EX-5.1 3 x5-1.htm

Exhibit 5.1

TROUTMAN SANDERS LLP

ATTORNEYS AT LAW

BANK OF AMERICA PLAZA

600 PEACHTREE STREET, N.E. - SUITE 5200

ATLANTA, GEORGIA 30308-2216

www.troutmansanders.com

TELEPHONE: 404-885-3000

 

 

February 27, 2008

 

The Southern Company

30 Ivan Allen Jr. Boulevard, N.W.

Atlanta, Georgia 30308

 

Ladies and Gentlemen:

 

We have acted as counsel to The Southern Company, a Delaware corporation (the “Company”), in connection with the filing with the Securities and Exchange Commission (the “Commission”) of a registration statement on Form S-8 (the “Registration Statement”) relating to the registration pursuant to the provisions of the Securities Act of 1933, as amended (the “Securities Act”), of 30,000,000 shares of the Company’s common stock, par value $5 per share (the “Stock”), for issuance pursuant to The Southern Company Employee Savings Plan (the “Plan”).
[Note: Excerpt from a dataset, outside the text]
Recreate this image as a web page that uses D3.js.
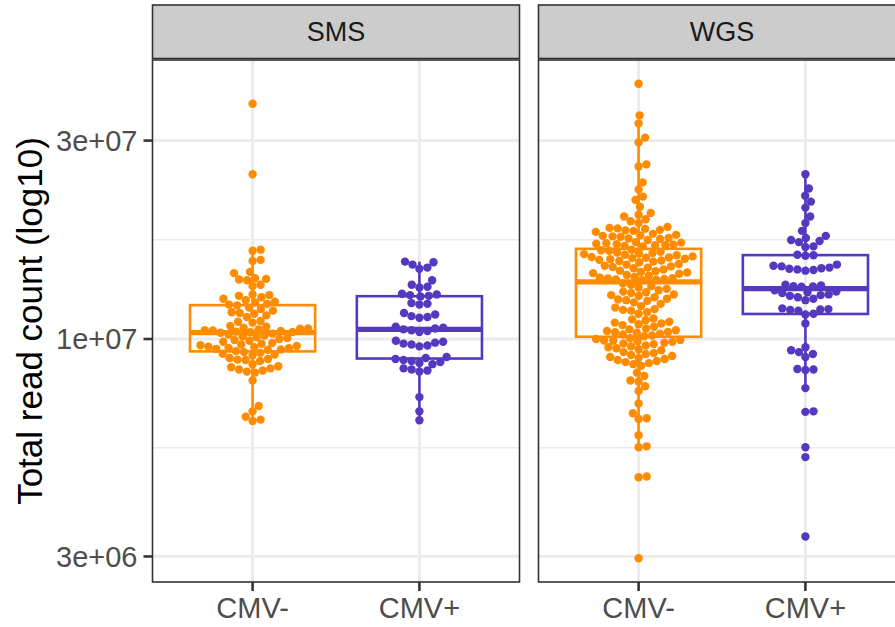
<!DOCTYPE html>
<html>
<head>
<meta charset="utf-8">
<script src="https://cdn.jsdelivr.net/npm/d3@7"></script>
<style>
  body { margin: 0; background: #fff; }
  svg text { font-family: "Liberation Sans", Arial, Helvetica, sans-serif; }
</style>
</head>
<body>
<div id="chart"></div>
<script>
// total read counts, in millions
const panels = ["SMS", "WGS"];
const groups = ["CMV-", "CMV+"];

const smsNeg = [36.8, 24.9, 16.4, 16.3, 15.5, 15.4, 14.5, 14.4, 14.0, 13.95, 13.9, 13.85, 13.5, 13.4,
  12.8, 12.75, 12.7, 12.6, 12.5, 12.4, 12.3, 12.25, 12.15, 12.1, 12.05,
  11.9, 11.8, 11.7, 11.6, 11.55, 11.5, 11.4, 11.3, 11.05, 11.0, 10.95,
  10.75, 10.7, 10.65, 10.6, 10.58, 10.55, 10.5, 10.48, 10.45, 10.42, 10.4, 10.38, 10.35, 10.3, 10.25,
  10.2, 10.15, 10.1, 10.05, 10.0, 9.95, 9.9, 9.85,
  9.78, 9.74, 9.7, 9.66, 9.62, 9.58, 9.55, 9.52, 9.5, 9.47, 9.44, 9.42,
  9.35, 9.3, 9.26, 9.22, 9.18, 9.14, 9.0, 8.95, 8.92, 8.9, 8.85,
  8.7, 8.6, 8.55, 8.5, 8.45, 8.4, 8.35, 8.3, 7.95, 6.9, 6.7, 6.5, 6.4, 6.35];

const smsPos = [15.35, 15.3, 15.1, 14.85, 14.75, 13.85, 13.5, 13.35, 13.3,
  12.85, 12.8, 12.75, 12.7, 12.65, 12.2, 12.15, 12.1, 11.55, 11.45, 11.35, 11.3, 11.25,
  10.7, 10.65, 10.6, 10.55, 10.5, 10.45, 10.4, 9.9, 9.85, 9.8, 9.75, 9.7, 9.65, 9.6,
  9.05, 9.0, 8.95, 8.9, 8.85, 8.8, 8.75, 8.7, 8.5, 8.45, 8.4, 8.35, 7.25, 6.7, 6.38];

const wgsNeg = [41.1, 34.5, 33.0, 30.5, 29.7, 26.3, 26.0, 23.8, 22.9, 22.0, 21.6, 20.8,
  20.1, 19.9, 19.7, 19.4, 19.2, 19.0,
  18.6, 18.5, 18.45, 18.4, 18.3, 18.25, 18.2, 18.1,
  17.9, 17.8, 17.75, 17.7, 17.65, 17.6, 17.5, 17.45, 17.4, 17.3,
  17.1, 17.05, 17.0, 16.95, 16.9, 16.85, 16.8, 16.8, 16.75, 16.7,
  16.4, 16.35, 16.3, 16.2, 16.15, 16.1, 16.05, 16.0, 15.95, 15.9,
  15.8, 15.75, 15.7, 15.68, 15.65, 15.6, 15.55, 15.5, 15.45, 15.4, 15.35, 15.3,
  15.15, 15.1, 15.0, 14.95, 14.9, 14.85, 14.8, 14.7,
  14.6, 14.55, 14.5, 14.45, 14.4, 14.35, 14.25, 14.2,
  14.1, 14.05, 14.0, 13.98, 13.95, 13.9, 13.88, 13.85,
  13.6, 13.5, 13.4, 13.3, 13.2, 13.1,
  13.0, 12.95, 12.9, 12.8, 12.75, 12.7,
  12.6, 12.5, 12.45, 12.4, 12.35, 12.25, 12.15,
  12.0, 11.9, 11.8, 11.75, 11.7, 11.6, 11.5,
  11.2, 11.15, 11.1, 11.0, 10.95, 10.9, 10.85, 10.8, 10.7, 10.6,
  10.55, 10.5, 10.45, 10.4, 10.38, 10.35, 10.3, 10.25, 10.2, 10.15,
  10.05, 10.0, 9.95, 9.92, 9.9, 9.88, 9.85, 9.8, 9.75, 9.72,
  9.65, 9.6, 9.55, 9.5, 9.45, 9.4,
  9.3, 9.25, 9.2, 9.15, 9.1, 9.05, 9.0,
  8.95, 8.9, 8.85, 8.8, 8.75, 8.7, 8.62,
  8.3, 8.15, 7.95, 7.9, 7.7, 7.5,
  7.0, 6.63, 6.45, 6.42, 5.87, 5.52, 5.49, 4.67, 4.65, 2.97];

const wgsPos = [24.9, 23.0, 22.1, 21.4, 20.7, 19.7, 19.0, 18.2,
  17.7, 17.5, 17.3, 17.2, 17.1, 16.7, 16.65, 15.95, 15.9, 15.85,
  15.1, 15.0, 14.95, 14.85, 14.8, 14.75, 14.7, 14.65, 14.6,
  13.5, 13.45, 13.4, 13.38, 13.35,
  13.1, 13.0, 12.95, 12.9, 12.8, 12.75, 12.7, 12.6, 12.5, 12.4,
  11.85, 11.8, 11.78, 11.75, 11.7, 11.5, 11.45, 10.9,
  9.55, 9.4, 9.3, 9.2, 9.05, 8.47, 8.45, 8.42, 7.62, 6.7, 6.68, 5.49, 5.2, 3.35];

const yTicks = [3e6, 1e7, 3e7];
const yTickLabels = ["3e+06", "1e+07", "3e+07"];
const colors = { "CMV-": "#FF8C00", "CMV+": "#5438BF" };

const series = [
  { panel: "SMS", group: "CMV-", values: smsNeg },
  { panel: "SMS", group: "CMV+", values: smsPos },
  { panel: "WGS", group: "CMV-", values: wgsNeg },
  { panel: "WGS", group: "CMV+", values: wgsPos }
];

// layout
const width = 895, height = 627;
const panelW = 367, panelTop = 60, panelBottom = 582;
const stripTop = 5;
const panelX = d3.scaleOrdinal().domain(panels).range([152.5, 538.5]);

const svg = d3.select("#chart").append("svg")
  .attr("width", width)
  .attr("height", height);

// log y scale, 5% expansion like ggplot
const allVals = series.flatMap(s => s.values.map(v => v * 1e6));
const lo = Math.log10(d3.min(allVals)), hi = Math.log10(d3.max(allVals));
const pad = (hi - lo) * 0.05;
const y = d3.scaleLog()
  .domain([Math.pow(10, lo - pad), Math.pow(10, hi + pad)])
  .range([panelBottom, panelTop]);

const x = d3.scalePoint().domain(groups).range([0, panelW]).padding(0.6);
const minorTicks = d3.pairs(yTicks).map(([a, b]) => Math.sqrt(a * b));

const r = 4.2, dia = 8.1;

// simple swarm layout (ascending priority) in pixel space
function swarm(values, cx) {
  const pts = values.map(v => ({ v: v * 1e6, py: y(v * 1e6) }))
    .sort((a, b) => b.py - a.py);
  const placed = [];
  pts.forEach(p => {
    const near = placed.filter(q => Math.abs(q.py - p.py) < dia);
    const plus = [], minus = [];
    near.forEach(q => {
      const off = Math.sqrt(dia * dia - (q.py - p.py) ** 2);
      plus.push(q.dx + off);
      minus.push(q.dx - off);
    });
    const cands = [0, ...plus, ...minus].filter(c =>
      near.every(q => (c - q.dx) ** 2 + (p.py - q.py) ** 2 >= dia * dia - 1e-6));
    p.dx = cands.reduce((best, c) => Math.abs(c) < Math.abs(best) ? c : best);
    placed.push(p);
  });
  return placed.map(p => ({ x: cx + p.dx, y: p.py }));
}

function boxStats(values) {
  const lv = values.map(v => Math.log10(v * 1e6)).sort(d3.ascending);
  const q1 = d3.quantile(lv, 0.25), med = d3.quantile(lv, 0.5), q3 = d3.quantile(lv, 0.75);
  const iqr = q3 - q1;
  const inside = lv.filter(v => v >= q1 - 1.5 * iqr && v <= q3 + 1.5 * iqr);
  const p = v => Math.pow(10, v);
  return { q1: p(q1), med: p(med), q3: p(q3), lo: p(d3.min(inside)), hi: p(d3.max(inside)) };
}

panels.forEach(panel => {
  const g = svg.append("g").attr("transform", `translate(${panelX(panel)},0)`);

  // background + grid
  g.append("rect")
    .attr("x", 0).attr("y", panelTop)
    .attr("width", panelW).attr("height", panelBottom - panelTop)
    .attr("fill", "#fff");

  g.selectAll(".minor").data(minorTicks).enter().append("line")
    .attr("x1", 0).attr("x2", panelW)
    .attr("y1", d => y(d)).attr("y2", d => y(d))
    .attr("stroke", "#EBEBEB").attr("stroke-width", 1.4);

  g.selectAll(".major").data(yTicks).enter().append("line")
    .attr("x1", 0).attr("x2", panelW)
    .attr("y1", d => y(d)).attr("y2", d => y(d))
    .attr("stroke", "#EBEBEB").attr("stroke-width", 2.8);

  g.selectAll(".vgrid").data(groups).enter().append("line")
    .attr("x1", d => x(d)).attr("x2", d => x(d))
    .attr("y1", panelTop).attr("y2", panelBottom)
    .attr("stroke", "#EBEBEB").attr("stroke-width", 2.8);

  const bw = x.step() * 0.75;

  series.filter(s => s.panel === panel).forEach(s => {
    const cx = x(s.group), col = colors[s.group];
    const st = boxStats(s.values);

    // whiskers
    g.append("line")
      .attr("x1", cx).attr("x2", cx)
      .attr("y1", y(st.q3)).attr("y2", y(st.hi))
      .attr("stroke", col).attr("stroke-width", 2.6);
    g.append("line")
      .attr("x1", cx).attr("x2", cx)
      .attr("y1", y(st.q1)).attr("y2", y(st.lo))
      .attr("stroke", col).attr("stroke-width", 2.6);

    // box
    g.append("rect")
      .attr("x", cx - bw / 2).attr("y", y(st.q3))
      .attr("width", bw).attr("height", y(st.q1) - y(st.q3))
      .attr("fill", "none")
      .attr("stroke", col).attr("stroke-width", 2.6);

    g.append("line")
      .attr("x1", cx - bw / 2).attr("x2", cx + bw / 2)
      .attr("y1", y(st.med)).attr("y2", y(st.med))
      .attr("stroke", col).attr("stroke-width", 5.2);

    // points
    g.selectAll(null).data(swarm(s.values, cx)).enter().append("circle")
      .attr("cx", d => d.x).attr("cy", d => d.y)
      .attr("r", r)
      .attr("fill", col);
  });

  // panel border
  g.append("rect")
    .attr("x", 0).attr("y", panelTop)
    .attr("width", panelW).attr("height", panelBottom - panelTop)
    .attr("fill", "none").attr("stroke", "#333").attr("stroke-width", 1.6);

  // strip
  g.append("rect")
    .attr("x", 0).attr("y", stripTop)
    .attr("width", panelW).attr("height", panelTop - stripTop - 1.5)
    .attr("fill", "#CCCCCC").attr("stroke", "#333").attr("stroke-width", 1.6);

  g.append("text")
    .attr("x", panelW / 2).attr("y", 41)
    .attr("text-anchor", "middle")
    .attr("font-size", 27)
    .attr("fill", "#1A1A1A")
    .text(panel);

  // x ticks + labels
  g.selectAll(".xtick").data(groups).enter().append("line")
    .attr("x1", d => x(d)).attr("x2", d => x(d))
    .attr("y1", panelBottom).attr("y2", panelBottom + 9)
    .attr("stroke", "#333").attr("stroke-width", 2.6);

  g.selectAll(".xlab").data(groups).enter().append("text")
    .attr("x", d => x(d)).attr("y", 618)
    .attr("text-anchor", "middle")
    .attr("font-size", 29)
    .attr("fill", "#4D4D4D")
    .text(d => d);
});

// y axis (left panel only)
const yAxis = svg.append("g").attr("transform", `translate(${panelX("SMS")},0)`);
yAxis.selectAll("line").data(yTicks).enter().append("line")
  .attr("x1", -9).attr("x2", 0)
  .attr("y1", d => y(d)).attr("y2", d => y(d))
  .attr("stroke", "#333").attr("stroke-width", 2.6);
yAxis.selectAll("text").data(yTicks).enter().append("text")
  .attr("x", -15).attr("y", d => y(d))
  .attr("dy", "0.36em")
  .attr("text-anchor", "end")
  .attr("font-size", 29)
  .attr("fill", "#4D4D4D")
  .text((d, i) => yTickLabels[i]);

svg.append("text")
  .attr("transform", `translate(42,${(panelTop + panelBottom) / 2}) rotate(-90)`)
  .attr("text-anchor", "middle")
  .attr("font-size", 35)
  .attr("fill", "#000")
  .text("Total read count (log10)");
</script>
</body>
</html>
This opinion is being provided at your request for inclusion in the Registration Statement.

 

In rendering this opinion, we have examined the Registration Statement and copies of the Company’s Certificate of Incorporation, as amended, and Bylaws certified to us by an officer of the Company. We also have reviewed minutes of proceedings relating to the issuance and sale of the Stock and such other documents as we have deemed necessary for purposes of this opinion. In such examinations, we have assumed the genuineness of all signatures on all original documents, the authenticity of all documents submitted to us as originals, the conformity to the original documents of all copies submitted to us, the authenticity of the originals of documents submitted to us as copies and the due execution and delivery of all documents where due execution and delivery are prerequisite to the effectiveness thereof.

 

Based upon the foregoing examination, we are of the opinion that, subject to compliance with the pertinent provisions of the Securities Act and to compliance with such securities or “Blue Sky” laws of any jurisdiction as may be applicable, when certificates for the Stock have been executed by the Company, countersigned and registered by the transfer agent and registrar and delivered in accordance with the Plan, the Stock will be duly and validly issued, fully paid and non-assessable shares of the Company.

 

The attorneys in this firm that are rendering this opinion letter are members of the Bar of the State of Georgia. In expressing the opinions set forth above, we are not passing on the laws of any jurisdiction other than the laws of the State of Georgia, the General Corporation Law of the State of Delaware and the Federal law of the United States of America.

 

 

ATLANTA • HONG KONG • LONDON • NEW YORK • NEWARK • NORFOLK • RALEIGH
RICHMOND • SHANGHAI • TYSONS CORNER • VIRGINIA BEACH • WASHINGTON, D.C.

 


 

TROUTMAN SANDERS LLP

ATTORNEYS AT LAW

 

 

The Southern Company

February 27, 2008

Page 2

 

 

 

We hereby consent to the filing of this opinion as an exhibit to the Registration Statement and to the statement with respect to our firm under the caption “Legal Matters” in the prospectus forming part of the Registration Statement. In giving the foregoing consent, we do not admit that we are in the category of persons whose consent is required under Section 7 of the Securities Act or the rules and regulations of the Commission thereunder.

 

This opinion may not be relied upon by you for any other purpose, or furnished or quoted to or relied upon by any other person, firm or entity for any purpose, without our prior written consent.